Treating as an annual is the honest answer for tender grasses in cold zones. A purple fountain grass (Pennisetum setaceum) is striking in a patio pot but is only hardy to zone 9. I treat it as an annual, enjoy it for one season, and let it go. The cost is lower than the cost of building overwintering space for a plant that will not survive anyway.

Fertilizing and dividing in pots

Container grasses need very little fertilizer, and overfeeding is a real risk in the restricted root space. I mix a small handful of slow-release fertilizer into the potting mix at planting time and call it done. A second-year pot may get one light feed in early summer, but I watch for the tell-tale floppy growth that signals too much nitrogen.

Division is needed more often in pots than in the ground, since the root system runs out of room. Blue fescue needs dividing every 2 to 3 years, and most container grasses benefit from division every 2 to 4 years. I knock the plant out of the pot in early spring, slice the root ball into quarters with a sharp spade, and replant one or two quarters back into the same pot with fresh soil. The discarded quarters go into the garden or the compost pile.

Pairing with other container plants

Ornamental grasses work beautifully as the upright centerpiece in a mixed container. Their vertical or arching form gives a planting height and movement that trailing annuals alone cannot provide.
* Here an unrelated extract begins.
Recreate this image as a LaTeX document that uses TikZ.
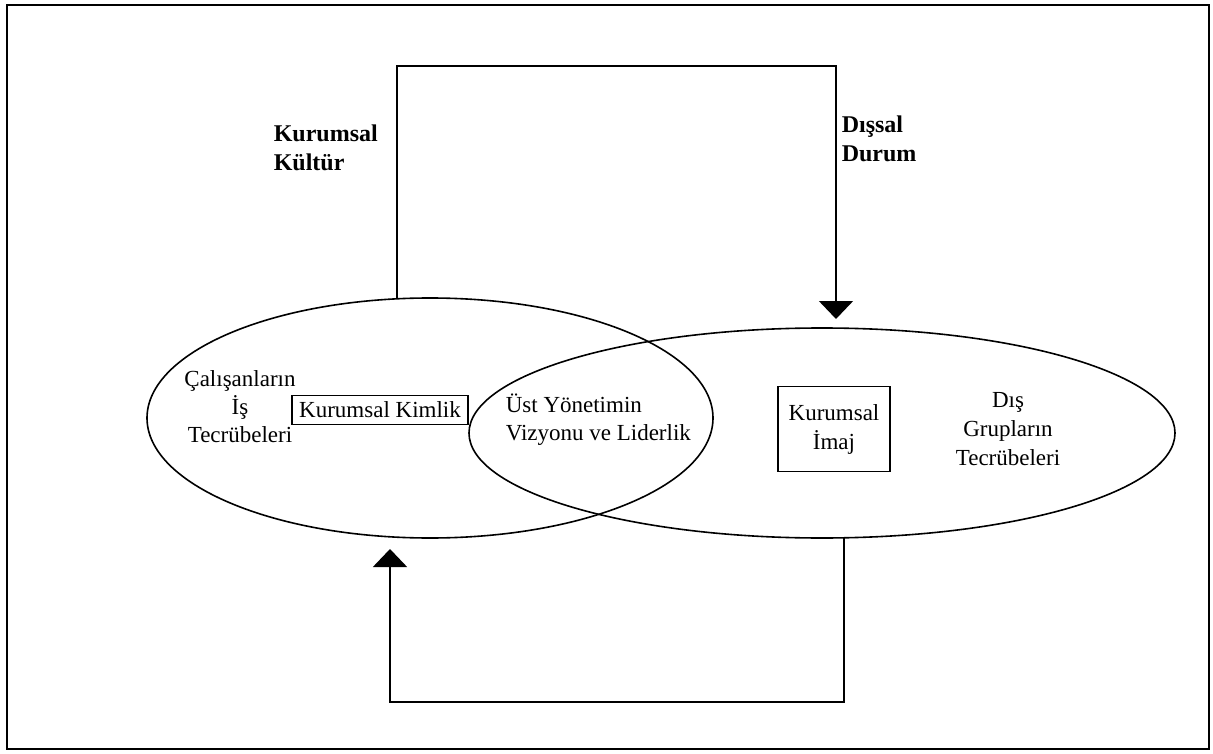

For sun, I pair ‘Hameln’ fountain grass with trailing sweet potato vine (Ipomoea batatas), purple verbena, or calibrachoa in a 16-inch (40 cm) pot. The grass stands at the center while the trailers spill over the rim. The combination peaks in late summer when the grass plumes open.

For shade, I pair Japanese forest grass with heuchera, lobelia, or trailing ivy in a 14-inch (35 cm) pot. The cascading grass softens the edge of the pot, while the upright heuchera or lobelia adds bloom above.

For a single-species container, I mass three blue fescue plants in a wide 14-inch (35 cm) pot. The tight tufts knit together within a season and read as a single blue-gray mound, which has more impact than a single tuft alone.

The key in every case is to match the water needs. Fountain grass and sweet potato vine both want steady moisture, while blue fescue and trailing annuals can dry out a bit between waterings. Mixing grasses with plants of very different water needs in the same pot usually means one of them suffers.